By Akanimo Sampson
The profits of Chinese industrial companies dropped for the first time in almost three years, highlighting the effects of slowing economic growth, falling prices, and the trade war with the United States.
According to Bloomberg News, industrial profits declined 1.8% in November from a year earlier, down from a 3.6% rise in October. Total profits for the month were 595 billion yuan (US$86 billion), the National Bureau of Statistics said the previous Thursday.
China’s manufacturing companies are already under pressure with output growing at the slowest in a decade in November and factory inflation decelerating. If current trade talks fail, higher U.S. tariffs would further damage their prospects.
“Slowdown in sales growth and factory gate inflation, combined with rising costs, led to the decline of industrial profits in November,” the NBS said in the statement on its website.

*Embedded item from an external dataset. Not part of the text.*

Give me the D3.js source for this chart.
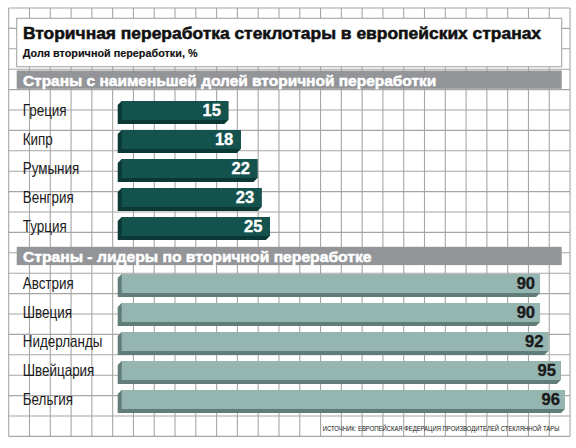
<!DOCTYPE html>
<html>
<head>
<meta charset="utf-8">
<script src="https://cdn.jsdelivr.net/npm/d3@7"></script>
<style>
  html, body { margin: 0; padding: 0; background: #fff; }
  svg { display: block; }
</style>
</head>
<body>
<svg id="chart" width="576" height="448"></svg>
<script>
// ---- DATA ----
const titleText = "Вторичная переработка стеклотары в европейских странах";
const subtitleText = "Доля вторичной переработки, %";
const lowHeader = "Страны с наименьшей долей вторичной переработки";
const topHeader = "Страны - лидеры по вторичной переработке";
const sourceText = "ИСТОЧНИК: ЕВРОПЕЙСКАЯ ФЕДЕРАЦИЯ ПРОИЗВОДИТЕЛЕЙ СТЕКЛЯННОЙ ТАРЫ";

const lowCountries = ["Греция", "Кипр", "Румыния", "Венгрия", "Турция"];
const lowValues = [15, 18, 22, 23, 25];
const topCountries = ["Австрия", "Швеция", "Нидерланды", "Швейцария", "Бельгия"];
const topValues = [90, 90, 92, 95, 96];

// ---- LAYOUT ----
const svg = d3.select("#chart");
const FONT = "'Liberation Sans', Arial, sans-serif";

// place a text so that it spans a given width, by horizontal scaling
function fitText(sel, x0, y0, width) {
  const w = sel.node().getComputedTextLength();
  sel.attr("transform", `translate(${x0},${y0}) scale(${width / w},1)`);
  return sel;
}

// background grid
const gridX0 = 8.7, gridStepX = 20.79, gridCols = 27;
const gridY0 = 8, gridStepY = 20.4, gridRows = 21;
const gridColor = "#a6a6a6";
const grid = svg.append("g");
d3.range(gridCols + 1).forEach(i => {
  const gx = gridX0 + i * gridStepX;
  grid.append("line").attr("x1", gx).attr("x2", gx)
    .attr("y1", gridY0).attr("y2", gridY0 + gridRows * gridStepY)
    .attr("stroke", gridColor).attr("stroke-width", 1.1);
});
d3.range(gridRows + 1).forEach(i => {
  const gy = gridY0 + i * gridStepY;
  grid.append("line").attr("y1", gy).attr("y2", gy)
    .attr("x1", gridX0).attr("x2", gridX0 + gridCols * gridStepX)
    .attr("stroke", gridColor).attr("stroke-width", 1.1);
});

// title box
const boxL = 16.7, boxR = 561.7;
svg.append("rect").attr("x", boxL).attr("y", 18.3).attr("width", boxR - boxL).attr("height", 48.4)
  .attr("fill", "#fff").attr("stroke", "#a6a6a6").attr("stroke-width", 1.1);
fitText(svg.append("text")
  .attr("font-family", FONT).attr("font-weight", "bold").attr("font-size", 17)
  .attr("fill", "#111").attr("stroke", "#111").attr("stroke-width", 0.55)
  .text(titleText), 22.9, 38.6, 518.5);
fitText(svg.append("text")
  .attr("font-family", FONT).attr("font-weight", "bold").attr("font-size", 10.5)
  .attr("fill", "#111").attr("stroke", "#111").attr("stroke-width", 0.15)
  .text(subtitleText), 22.7, 57.3, 175);

// scales
const x = d3.scaleLinear().domain([0, 100]).range([166, 581.6]);
const faceLeft = 121.7;
const depth = 4;

function sectionHeader(y, txt, len) {
  svg.append("rect").attr("x", boxL).attr("y", y).attr("width", boxR - boxL).attr("height", 18.3)
    .attr("fill", "#939598");
  fitText(svg.append("text")
    .attr("font-family", FONT).attr("font-weight", "bold").attr("font-size", 15)
    .attr("fill", "#fff").attr("stroke", "#fff").attr("stroke-width", 0.5)
    .text(txt), 22.9, y + 15, len);
}

function drawSection(countries, values, yStart, opts) {
  const y = d3.scaleBand().domain(countries).range([yStart, yStart + 135]).paddingInner(0.345);
  const bw = y.bandwidth();
  const g = svg.append("g");
  const rows = g.selectAll("g.row").data(countries.map((c, i) => ({ c, v: values[i] })))
    .join("g").attr("class", "row");
  // extrusion (bottom-left)
  rows.append("path")
    .attr("d", d => {
      const t = y(d.c), b = t + bw, r = x(d.v);
      return `M${faceLeft},${t} L${faceLeft - depth},${t + depth} L${faceLeft - depth},${b + depth} L${r - depth},${b + depth} L${r},${b} L${r},${t} Z`;
    })
    .attr("fill", opts.side);
  // face
  rows.append("rect")
    .attr("x", faceLeft).attr("y", d => y(d.c))
    .attr("width", d => x(d.v) - faceLeft).attr("height", bw)
    .attr("fill", opts.face);
  // value labels
  rows.append("text")
    .attr("x", d => x(d.v) - opts.pad).attr("y", d => y(d.c) + bw / 2 + 5.8)
    .attr("text-anchor", "end")
    .attr("font-family", FONT).attr("font-weight", "bold").attr("font-size", 16.5)
    .attr("fill", opts.label).attr("stroke", opts.label).attr("stroke-width", 0.35)
    .text(d => d.v);
  // country labels
  rows.append("text")
    .attr("transform", d => `translate(22.7,${y(d.c) + bw / 2 + 5.8}) scale(0.83,1)`)
    .attr("font-family", FONT).attr("font-size", 16.2)
    .attr("fill", "#1a1a1a").text(d => d.c);
}

sectionHeader(70.5, lowHeader, 413.5);
drawSection(lowCountries, lowValues, 101, { face: "#14524e", side: "#0b3835", label: "#fff", pad: 7.5 });

sectionHeader(246.8, topHeader, 349);
drawSection(topCountries, topValues, 274, { face: "#95b5b1", side: "#617c79", label: "#1a1a1a", pad: 5 });

// source
fitText(svg.append("text")
  .attr("font-family", FONT).attr("font-size", 8)
  .attr("fill", "#111")
  .text(sourceText), 322.7, 430.8, 237.5);
</script>
</body>
</html>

The official year-on-year growth rate for profits began diverging from the growth rate calculated from the nominal profit figures in 2017, and that continued to be an issue in November’s release. That discrepancy led some economists to question the veracity of the figures.
Profits for the first eleven months climbed 11.8% from a year earlier to 6.12 trillion yuan. Within sectors, mining and ferrous metals smelting had the biggest gains, while ferrous metals and non-ferrous metals smelting had the biggest drops. Manufacturing posted an 9.9% increase over the period, slowing from an 11.5% gain in the first 10 months.